Nearly every problem has been solved by someone. The challenge of 21st century is to find what works and then scales it up.”

—— Bill Clinton, Former U.S. President

This is especially true for China, where an increasing number of social enterprises (SE) have emerged over the past decade. How many of them work? Are they ready to scale up?

Initiated by Mr.Michael Norton in November 2014, an ardent SE expert from UK, and NPI, one of the largest non-profit platform in China, “Social Franchising Workshop” was held to provide professional consultancy services to 16 Chinese SEs that plan to scale up soon. Venture Avenue was invited to join the consultancy team, and provided services to 3 SEs. Their areas of interest involved urban waste recycle and reuse, community governance and minority protection, etc.

The consultancy team employed “Readiness Test” to evaluate how well the SEs are prepared to commence on the scale-up process. The test assessed the SE from 3 main perspectives: 1) How well the social impact is exerted and measured; 2) How viable the current business model is; and 3) How supportive the shareholders and staff are towards the scale-up plan.

The test results revealed several improvement areas that commonly exist among SEs:

  1. Funding source needs to be diversified

Many SEs work extremely hard to source funding.
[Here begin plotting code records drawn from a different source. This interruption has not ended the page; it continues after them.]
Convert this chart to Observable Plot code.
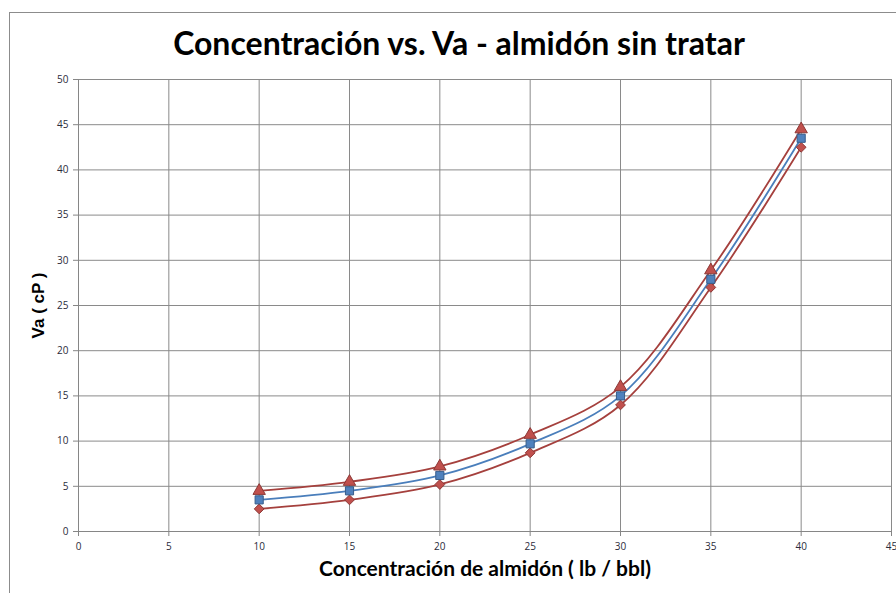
<!DOCTYPE html>
<html>
<head>
<meta charset="utf-8">
<script src="https://cdn.jsdelivr.net/npm/d3@7"></script>
<script src="https://cdn.jsdelivr.net/npm/@observablehq/plot@0.6"></script>
<style>
  html, body { margin: 0; padding: 0; background: #fff; }
  #wrap { position: relative; width: 896px; height: 593px; overflow: hidden; }
  #border { position: absolute; left: 9px; top: 12px; width: 1000px; height: 1000px; border: 1px solid #8c8c8c; box-sizing: border-box; }
  #title { position: absolute; left: 0; top: 23px; width: 918px; text-align: center; font-family: Lato, "Open Sans", sans-serif; font-weight: bold; font-size: 32px; color: #000; }
  #chart { position: absolute; left: 0; top: 0; }
</style>
</head>
<body>
<div id="wrap">
  <div id="border"></div>
  <div id="chart"></div>
  <div id="title">Concentración vs. Va - almidón sin tratar</div>
</div>
<script>
const conc = [10, 15, 20, 25, 30, 35, 40];
const vaMedia = [3.5, 4.5, 6.2, 9.7, 15, 27.9, 43.5];
const vaMax = [4.5, 5.5, 7.2, 10.7, 16, 28.9, 44.5];
const vaMin = [2.5, 3.5, 5.2, 8.7, 14, 27, 42.5];
const xTicks = [0, 5, 10, 15, 20, 25, 30, 35, 40, 45];
const yTicks = [0, 5, 10, 15, 20, 25, 30, 35, 40, 45, 50];

const media = conc.map((c, i) => ({x: c, y: vaMedia[i]}));
const maxi = conc.map((c, i) => ({x: c, y: vaMax[i]}));
const mini = conc.map((c, i) => ({x: c, y: vaMin[i]}));

const red = "#A5403D", redFill = "#C0504D", redStroke = "#8C3836";
const blue = "#4A7EBB", blueFill = "#4F81BD", blueStroke = "#385D8A";

const chart = Plot.plot({
  width: 896,
  height: 593,
  marginLeft: 78,
  marginRight: 5,
  marginTop: 79,
  marginBottom: 62,
  style: {fontFamily: "'Open Sans', sans-serif", fontSize: "10px", color: "#2b2b3b", background: "transparent"},
  x: {domain: [0, 45], ticks: xTicks, tickSize: 5, tickPadding: 6, label: null},
  y: {domain: [0, 50], ticks: yTicks, tickSize: 5, tickPadding: 5, label: null},
  marks: [
    Plot.gridX(xTicks, {stroke: "#8a8a8a", strokeOpacity: 1, strokeWidth: 1}),
    Plot.gridY(yTicks, {stroke: "#8a8a8a", strokeOpacity: 1, strokeWidth: 1}),
    Plot.frame({stroke: "#8a8a8a", strokeWidth: 1}),
    Plot.axisX({ticks: xTicks, tickSize: 5, tickPadding: 6, stroke: "#868686", label: null}),
    Plot.axisY({ticks: yTicks, tickSize: 5, tickPadding: 5, stroke: "#868686", label: null}),
    Plot.ruleY([0], {stroke: "#868686"}),
    Plot.ruleX([0], {stroke: "#868686"}),
    Plot.line(maxi, {x: "x", y: "y", curve: "catmull-rom", stroke: red, strokeWidth: 1.8}),
    Plot.line(mini, {x: "x", y: "y", curve: "catmull-rom", stroke: red, strokeWidth: 1.8}),
    Plot.line(media, {x: "x", y: "y", curve: "catmull-rom", stroke: blue, strokeWidth: 1.8}),
    Plot.dot(maxi, {x: "x", y: "y", symbol: "triangle", r: 4.6, fill: redFill, stroke: redStroke, strokeWidth: 1}),
    Plot.dot(mini, {x: "x", y: "y", symbol: "diamond2", r: 4.4, fill: redFill, stroke: redStroke, strokeWidth: 1}),
    Plot.dot(media, {x: "x", y: "y", symbol: "square", r: 4.6, fill: blueFill, stroke: blueStroke, strokeWidth: 1}),
    Plot.text(["Concentración de almidón ( lb / bbl)"], {frameAnchor: "bottom", dy: 44, fontFamily: "Lato, 'Open Sans', sans-serif", fontWeight: "bold", fontSize: 21, fill: "#000"}),
    Plot.text(["Va ( cP )"], {frameAnchor: "left", textAnchor: "middle", dx: -40, rotate: -90, fontFamily: "'Liberation Sans', Arial, sans-serif", fontWeight: "bold", fontSize: 17, fill: "#000"})
  ]
});
document.getElementById("chart").appendChild(chart);
</script>
</body>
</html>
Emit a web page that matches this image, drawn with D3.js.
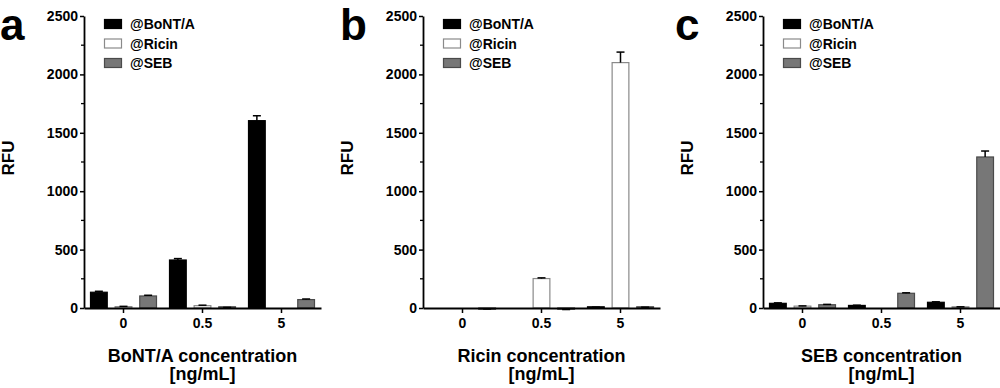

Although government purchase constitutes a big portion of it, the contract is often signed on a short-term basis (normally annual basis), bringing uncertainty to SE scale-up.

It is suggested that SEs increase self-generated income by increasing profit margin of the goods and services sold or by developing new services. Also SEs may reduce operation cost by refining business process or seeking business partnership to share some cost.

  1. SE managers need to be more business-minded

Speaking of self-generated income and profitability, this is exactly the reason why SE managers need to think like real businessmen. Unfortunately, many of the SEs interviewed expressed their discomfort with running SE like a business. Of course, the primary concern of SEs is to promote social good; however, SE managers should bear in mind that business is an approach. In order to stand out in competition, They have to be business-minded. Business techniques, such as market analysis, marker positioning, product analysis, pricing strategy and business partnership, are all detrimental to the extent that the business can be scaled up.

  1. Social impact needs to be more readily tracked and measured

Many SEs are not paying enough attention to impact measurement. Some do not know how to do it. As a matter of fact, a convincing impact record can add lots of value when SEs seek funding or partnership externally. To measure impact, SEs may start with just a simple list of impact indicators. For example, the consultancy team recommended a waste recycling SE to start tracking the number of disadvantaged people they hired in the waste plant along with the environment impact they were already measuring.

It might be true that for most Chinese SEs, it is too early to actually do Social Franchising at this moment. But we believe it is definitely one viable way to go if an SE wants to realize large-scale impact. We hope that the process of assessing Social Franchising readiness could help SEs be more aware of their strengths and weaknesses, and accelerate their growth.